Redstone computers have been part of the culture almost since the ore first glittered. Early on, players built ALUs and memory out of torches and dust—Wired covered a 16-bit arithmetic unit back in 2010. Communities like Open Redstone Engineers turned this tinkering into curricula. And the projects kept escalating: sammyuri’s CHUNGUS II brought “Minecraft in Minecraft,” while other builders got DOOM running on in-game CPUs like IRIS. CraftGPT is the natural, slightly deranged next chapter: “okay, now do an LLM.” 

“When will the LLM Turing machine arrive?”

If by that you mean “when will a language model be a general computer?” then the honest answer is: it depends on your definitions and your patience.

  • Minecraft Redstone is widely regarded as Turing-complete—you can, in principle, build machines that compute anything computable. (You’ll run out of time and chunks first.) 
  • Neural networks: classical results show certain recurrent neural nets are Turing-complete under idealized conditions (unbounded precision/time).
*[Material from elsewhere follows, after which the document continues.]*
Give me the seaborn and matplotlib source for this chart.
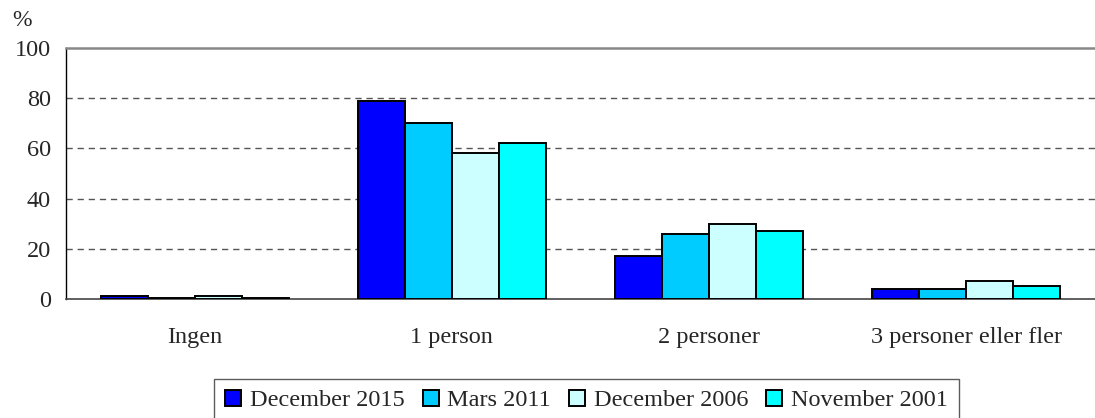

Whether transformers meet the bar depends on assumptions: some proofs achieve completeness with tweaks (hard attention, unbounded context, or other idealizations), while other work argues vanilla, fixed-precision transformers are not Turing-complete. The debate is lively and technical. 

So the “LLM Turing machine” is both here and not here: theoretically close under certain formalisms, practically bounded by precision, context, and compute. CraftGPT dramatizes those bounds in the most literal way possible—by making you walk past them at block scale. 

Why this matters (beyond the spectacle)

  • Interpretability by construction. When a weight is a physical structure, your intuitions sharpen. That doesn’t make modern frontier models simple—but it teaches the right habit: treat the network as a mechanism you can reason about, optimize, and constrain. 
  • Cost and latency are first-class citizens. After two hours per answer, “fast enough” will never sound like fluff in a design review again. 
  • Respect the substrate. GPUs, TPUs, FPGAs—or Redstone—aren’t interchangeable veneers. They shape what’s feasible, cheap, and observable. CraftGPT is a love letter to substrates. 

Closing note

Tom’s Hardware reported the headline facts—parameter counts, size, and the heroic time-to-first-token. Fair enough. But to me, CraftGPT isn’t a stunt so much as a thought experiment with a power cord: a reminder that language models are made of things—counters, adders, encoders—no matter how cleverly we package them. Human ingenuity, it turns out, scales from CUDA kernels to dust lines and torches; what doesn’t scale is our patience for slow clocks. 

Links & resources

PS: If anyone manages to make CraftGPT print its own blueprints faster than it can answer “hello,” buy them lunch.